Starting with the first line of the listing, quote each line exactly until and including the one with "Chart.register(...registerables);", leaving pictures out.

-- RECORDED DATA start --

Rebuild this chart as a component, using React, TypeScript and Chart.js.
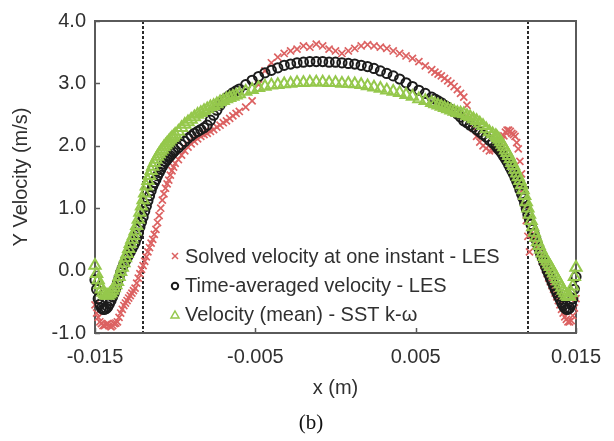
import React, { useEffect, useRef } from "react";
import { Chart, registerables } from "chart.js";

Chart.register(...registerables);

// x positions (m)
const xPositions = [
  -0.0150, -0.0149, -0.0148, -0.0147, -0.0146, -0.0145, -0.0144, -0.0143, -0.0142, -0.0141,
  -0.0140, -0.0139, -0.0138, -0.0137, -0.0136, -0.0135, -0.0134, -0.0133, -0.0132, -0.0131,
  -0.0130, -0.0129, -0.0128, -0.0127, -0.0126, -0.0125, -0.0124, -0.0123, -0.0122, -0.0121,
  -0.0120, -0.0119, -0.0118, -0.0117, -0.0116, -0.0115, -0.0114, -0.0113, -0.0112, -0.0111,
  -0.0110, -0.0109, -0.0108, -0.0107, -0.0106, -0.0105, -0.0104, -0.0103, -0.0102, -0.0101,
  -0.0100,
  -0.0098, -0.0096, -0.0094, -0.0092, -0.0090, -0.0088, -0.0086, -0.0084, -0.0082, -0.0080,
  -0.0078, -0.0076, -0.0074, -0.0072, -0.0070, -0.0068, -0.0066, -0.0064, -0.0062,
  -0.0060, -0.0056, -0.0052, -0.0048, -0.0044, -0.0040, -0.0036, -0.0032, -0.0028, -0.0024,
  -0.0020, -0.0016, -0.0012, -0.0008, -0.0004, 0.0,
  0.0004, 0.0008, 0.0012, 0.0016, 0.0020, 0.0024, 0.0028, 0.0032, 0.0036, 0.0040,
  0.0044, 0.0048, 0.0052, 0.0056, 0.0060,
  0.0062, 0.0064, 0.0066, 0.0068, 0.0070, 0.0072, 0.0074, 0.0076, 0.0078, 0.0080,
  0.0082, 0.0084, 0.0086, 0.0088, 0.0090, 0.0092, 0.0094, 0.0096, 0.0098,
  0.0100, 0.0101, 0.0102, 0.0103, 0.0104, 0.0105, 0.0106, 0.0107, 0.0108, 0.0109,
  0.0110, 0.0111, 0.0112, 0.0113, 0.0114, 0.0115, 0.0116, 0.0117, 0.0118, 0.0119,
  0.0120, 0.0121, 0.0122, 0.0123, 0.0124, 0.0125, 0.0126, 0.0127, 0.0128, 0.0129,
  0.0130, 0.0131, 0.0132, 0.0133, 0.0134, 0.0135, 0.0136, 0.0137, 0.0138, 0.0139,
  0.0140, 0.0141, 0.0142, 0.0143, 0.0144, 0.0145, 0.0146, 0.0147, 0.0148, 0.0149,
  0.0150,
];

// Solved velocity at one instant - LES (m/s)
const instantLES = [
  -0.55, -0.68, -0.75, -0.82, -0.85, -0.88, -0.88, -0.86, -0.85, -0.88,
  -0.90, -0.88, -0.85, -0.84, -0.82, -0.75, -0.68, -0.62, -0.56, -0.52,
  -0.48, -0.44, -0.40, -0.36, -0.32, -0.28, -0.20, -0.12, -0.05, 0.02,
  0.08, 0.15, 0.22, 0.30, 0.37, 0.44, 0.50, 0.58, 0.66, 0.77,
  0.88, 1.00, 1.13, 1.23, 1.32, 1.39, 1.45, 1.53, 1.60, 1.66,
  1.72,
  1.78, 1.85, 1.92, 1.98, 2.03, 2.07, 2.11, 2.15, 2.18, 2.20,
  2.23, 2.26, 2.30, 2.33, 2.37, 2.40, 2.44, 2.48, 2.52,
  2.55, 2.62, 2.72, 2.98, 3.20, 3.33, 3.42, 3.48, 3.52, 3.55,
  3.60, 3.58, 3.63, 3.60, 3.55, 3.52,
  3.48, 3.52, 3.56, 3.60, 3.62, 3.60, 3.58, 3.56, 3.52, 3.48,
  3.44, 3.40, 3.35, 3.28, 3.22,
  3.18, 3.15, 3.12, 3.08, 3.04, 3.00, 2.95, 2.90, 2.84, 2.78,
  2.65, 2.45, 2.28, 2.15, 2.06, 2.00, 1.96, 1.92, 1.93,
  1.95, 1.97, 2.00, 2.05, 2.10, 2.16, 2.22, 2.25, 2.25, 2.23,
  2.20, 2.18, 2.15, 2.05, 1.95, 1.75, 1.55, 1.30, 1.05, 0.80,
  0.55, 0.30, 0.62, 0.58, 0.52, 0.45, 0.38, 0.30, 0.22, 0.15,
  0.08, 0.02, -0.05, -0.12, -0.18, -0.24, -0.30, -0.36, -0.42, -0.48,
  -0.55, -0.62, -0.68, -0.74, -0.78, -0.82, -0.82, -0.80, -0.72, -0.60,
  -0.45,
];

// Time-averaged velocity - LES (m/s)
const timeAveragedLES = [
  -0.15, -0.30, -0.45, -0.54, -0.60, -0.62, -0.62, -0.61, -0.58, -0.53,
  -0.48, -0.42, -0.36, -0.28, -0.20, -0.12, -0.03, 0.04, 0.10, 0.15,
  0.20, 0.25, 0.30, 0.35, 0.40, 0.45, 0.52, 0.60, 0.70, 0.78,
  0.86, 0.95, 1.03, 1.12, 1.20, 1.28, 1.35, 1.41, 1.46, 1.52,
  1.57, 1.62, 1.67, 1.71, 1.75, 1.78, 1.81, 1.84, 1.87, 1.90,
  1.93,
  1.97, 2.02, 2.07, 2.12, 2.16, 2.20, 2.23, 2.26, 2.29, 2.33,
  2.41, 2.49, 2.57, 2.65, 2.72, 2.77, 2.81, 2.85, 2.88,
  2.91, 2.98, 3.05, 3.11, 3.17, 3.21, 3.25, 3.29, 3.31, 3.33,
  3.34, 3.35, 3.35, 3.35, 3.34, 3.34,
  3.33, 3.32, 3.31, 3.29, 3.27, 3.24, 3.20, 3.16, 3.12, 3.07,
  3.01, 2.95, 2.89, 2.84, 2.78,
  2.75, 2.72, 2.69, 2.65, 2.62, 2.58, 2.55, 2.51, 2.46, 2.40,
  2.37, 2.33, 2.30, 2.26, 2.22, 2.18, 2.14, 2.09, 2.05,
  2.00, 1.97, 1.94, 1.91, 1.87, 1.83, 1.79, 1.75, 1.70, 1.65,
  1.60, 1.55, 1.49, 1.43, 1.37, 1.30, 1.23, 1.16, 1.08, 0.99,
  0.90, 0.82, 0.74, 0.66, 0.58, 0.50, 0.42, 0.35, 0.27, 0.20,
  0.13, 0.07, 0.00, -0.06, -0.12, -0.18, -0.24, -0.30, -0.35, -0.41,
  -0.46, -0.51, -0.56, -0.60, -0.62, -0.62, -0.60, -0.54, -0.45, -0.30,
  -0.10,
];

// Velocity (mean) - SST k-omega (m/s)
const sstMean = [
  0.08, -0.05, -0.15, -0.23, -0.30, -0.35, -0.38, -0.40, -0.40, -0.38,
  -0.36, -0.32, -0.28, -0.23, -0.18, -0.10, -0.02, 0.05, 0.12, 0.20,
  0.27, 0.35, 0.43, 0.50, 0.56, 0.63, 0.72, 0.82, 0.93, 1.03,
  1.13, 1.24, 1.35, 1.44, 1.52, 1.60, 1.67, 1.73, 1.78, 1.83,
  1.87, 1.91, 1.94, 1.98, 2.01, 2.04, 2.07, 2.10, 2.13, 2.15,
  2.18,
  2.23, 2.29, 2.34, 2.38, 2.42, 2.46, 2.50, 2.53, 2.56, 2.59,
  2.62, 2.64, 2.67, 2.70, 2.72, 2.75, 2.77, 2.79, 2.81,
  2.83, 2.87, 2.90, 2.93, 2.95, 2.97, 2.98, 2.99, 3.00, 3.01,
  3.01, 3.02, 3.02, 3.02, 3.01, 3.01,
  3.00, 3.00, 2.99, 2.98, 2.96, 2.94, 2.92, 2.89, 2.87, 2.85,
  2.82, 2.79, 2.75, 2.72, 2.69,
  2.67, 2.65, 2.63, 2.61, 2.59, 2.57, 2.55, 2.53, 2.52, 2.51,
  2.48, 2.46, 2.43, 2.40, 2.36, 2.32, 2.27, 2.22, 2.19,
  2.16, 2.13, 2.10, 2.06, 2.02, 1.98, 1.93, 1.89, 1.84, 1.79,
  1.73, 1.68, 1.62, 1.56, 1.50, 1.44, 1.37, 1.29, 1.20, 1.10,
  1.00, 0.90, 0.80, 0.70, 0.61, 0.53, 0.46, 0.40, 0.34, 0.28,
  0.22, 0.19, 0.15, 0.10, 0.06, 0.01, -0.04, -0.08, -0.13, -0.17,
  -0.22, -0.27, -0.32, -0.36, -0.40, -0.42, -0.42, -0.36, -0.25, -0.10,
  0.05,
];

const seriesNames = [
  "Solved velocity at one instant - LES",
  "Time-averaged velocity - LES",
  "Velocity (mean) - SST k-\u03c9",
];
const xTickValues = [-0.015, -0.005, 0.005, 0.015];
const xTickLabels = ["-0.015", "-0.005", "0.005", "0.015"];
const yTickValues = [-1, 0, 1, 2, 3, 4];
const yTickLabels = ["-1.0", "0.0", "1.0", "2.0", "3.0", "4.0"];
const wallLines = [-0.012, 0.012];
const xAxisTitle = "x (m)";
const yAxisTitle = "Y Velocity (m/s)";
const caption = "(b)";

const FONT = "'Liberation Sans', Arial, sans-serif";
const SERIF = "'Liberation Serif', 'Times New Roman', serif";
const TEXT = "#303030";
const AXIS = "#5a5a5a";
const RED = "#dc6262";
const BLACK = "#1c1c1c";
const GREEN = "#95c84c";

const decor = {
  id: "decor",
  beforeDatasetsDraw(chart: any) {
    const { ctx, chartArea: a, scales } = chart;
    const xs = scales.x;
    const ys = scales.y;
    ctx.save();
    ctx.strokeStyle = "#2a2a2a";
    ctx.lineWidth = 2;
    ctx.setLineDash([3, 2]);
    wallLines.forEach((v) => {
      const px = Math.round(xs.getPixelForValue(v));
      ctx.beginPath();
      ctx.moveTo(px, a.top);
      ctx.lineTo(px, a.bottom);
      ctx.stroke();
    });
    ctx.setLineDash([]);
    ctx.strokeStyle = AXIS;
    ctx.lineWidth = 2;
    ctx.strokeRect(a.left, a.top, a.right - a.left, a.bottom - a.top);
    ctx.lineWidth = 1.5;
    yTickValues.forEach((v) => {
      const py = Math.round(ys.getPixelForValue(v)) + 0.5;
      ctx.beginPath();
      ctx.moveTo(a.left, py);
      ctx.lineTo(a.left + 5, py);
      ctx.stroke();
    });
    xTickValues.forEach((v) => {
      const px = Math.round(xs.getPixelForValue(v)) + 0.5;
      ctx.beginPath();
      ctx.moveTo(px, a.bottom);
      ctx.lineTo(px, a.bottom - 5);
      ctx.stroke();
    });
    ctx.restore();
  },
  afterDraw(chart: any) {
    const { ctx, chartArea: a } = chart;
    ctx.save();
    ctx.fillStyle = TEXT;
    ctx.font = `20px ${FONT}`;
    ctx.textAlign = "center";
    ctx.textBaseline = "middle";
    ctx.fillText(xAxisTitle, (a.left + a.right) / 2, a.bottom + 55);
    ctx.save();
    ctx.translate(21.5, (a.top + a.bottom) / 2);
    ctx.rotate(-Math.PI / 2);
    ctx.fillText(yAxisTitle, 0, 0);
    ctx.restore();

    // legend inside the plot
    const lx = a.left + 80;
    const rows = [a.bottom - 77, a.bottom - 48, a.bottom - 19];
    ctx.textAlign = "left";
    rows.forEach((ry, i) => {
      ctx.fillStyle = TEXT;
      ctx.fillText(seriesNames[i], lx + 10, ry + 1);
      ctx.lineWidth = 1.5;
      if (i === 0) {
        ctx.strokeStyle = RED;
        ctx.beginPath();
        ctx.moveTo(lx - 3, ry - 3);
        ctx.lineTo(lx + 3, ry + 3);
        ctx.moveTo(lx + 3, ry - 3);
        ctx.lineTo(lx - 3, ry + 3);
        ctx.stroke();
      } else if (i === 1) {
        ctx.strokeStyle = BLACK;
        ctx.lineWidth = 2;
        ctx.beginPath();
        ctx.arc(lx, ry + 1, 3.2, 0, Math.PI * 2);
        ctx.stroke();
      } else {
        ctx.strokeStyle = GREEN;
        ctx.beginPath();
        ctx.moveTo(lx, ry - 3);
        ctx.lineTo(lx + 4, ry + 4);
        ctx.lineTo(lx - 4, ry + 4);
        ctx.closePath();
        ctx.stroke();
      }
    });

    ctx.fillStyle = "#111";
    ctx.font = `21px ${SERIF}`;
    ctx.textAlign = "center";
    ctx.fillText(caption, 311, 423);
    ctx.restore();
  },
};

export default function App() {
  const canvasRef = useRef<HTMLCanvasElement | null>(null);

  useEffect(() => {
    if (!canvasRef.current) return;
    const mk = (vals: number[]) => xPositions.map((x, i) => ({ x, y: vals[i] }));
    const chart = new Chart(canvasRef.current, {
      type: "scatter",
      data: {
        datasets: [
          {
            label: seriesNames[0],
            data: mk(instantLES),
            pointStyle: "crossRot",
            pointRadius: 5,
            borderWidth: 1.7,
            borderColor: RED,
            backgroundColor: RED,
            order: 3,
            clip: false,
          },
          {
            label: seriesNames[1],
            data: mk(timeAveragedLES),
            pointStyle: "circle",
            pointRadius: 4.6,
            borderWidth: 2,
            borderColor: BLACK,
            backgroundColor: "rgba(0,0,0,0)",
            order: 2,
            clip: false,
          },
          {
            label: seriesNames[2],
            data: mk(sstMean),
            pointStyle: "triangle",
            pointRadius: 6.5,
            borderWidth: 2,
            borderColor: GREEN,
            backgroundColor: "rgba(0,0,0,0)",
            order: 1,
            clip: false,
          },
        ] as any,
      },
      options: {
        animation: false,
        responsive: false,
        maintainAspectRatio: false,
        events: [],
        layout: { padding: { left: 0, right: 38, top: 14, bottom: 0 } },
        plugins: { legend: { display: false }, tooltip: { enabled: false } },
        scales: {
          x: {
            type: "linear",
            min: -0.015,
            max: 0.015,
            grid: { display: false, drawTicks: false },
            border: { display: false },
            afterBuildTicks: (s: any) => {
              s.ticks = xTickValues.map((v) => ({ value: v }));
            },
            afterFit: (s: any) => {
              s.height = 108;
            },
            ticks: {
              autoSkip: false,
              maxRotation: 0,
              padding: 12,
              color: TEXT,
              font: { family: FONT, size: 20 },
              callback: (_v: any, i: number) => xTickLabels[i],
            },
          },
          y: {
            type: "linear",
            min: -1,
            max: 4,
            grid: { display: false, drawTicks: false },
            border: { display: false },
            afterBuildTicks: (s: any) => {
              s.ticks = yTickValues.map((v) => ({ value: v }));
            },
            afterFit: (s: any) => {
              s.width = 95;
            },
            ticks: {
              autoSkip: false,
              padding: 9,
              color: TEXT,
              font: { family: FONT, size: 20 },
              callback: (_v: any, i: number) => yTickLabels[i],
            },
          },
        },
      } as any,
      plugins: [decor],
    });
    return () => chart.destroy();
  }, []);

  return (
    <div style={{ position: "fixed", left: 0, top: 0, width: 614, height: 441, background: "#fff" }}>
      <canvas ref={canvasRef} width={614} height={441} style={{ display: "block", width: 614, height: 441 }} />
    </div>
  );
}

-- RECORDED DATA end --

> WRITTEN REPLY:
Rebuild this chart as a component, using React, TypeScript and Chart.js.
import React, { useEffect, useRef } from "react";
import { Chart, registerables } from "chart.js";

Chart.register(...registerables);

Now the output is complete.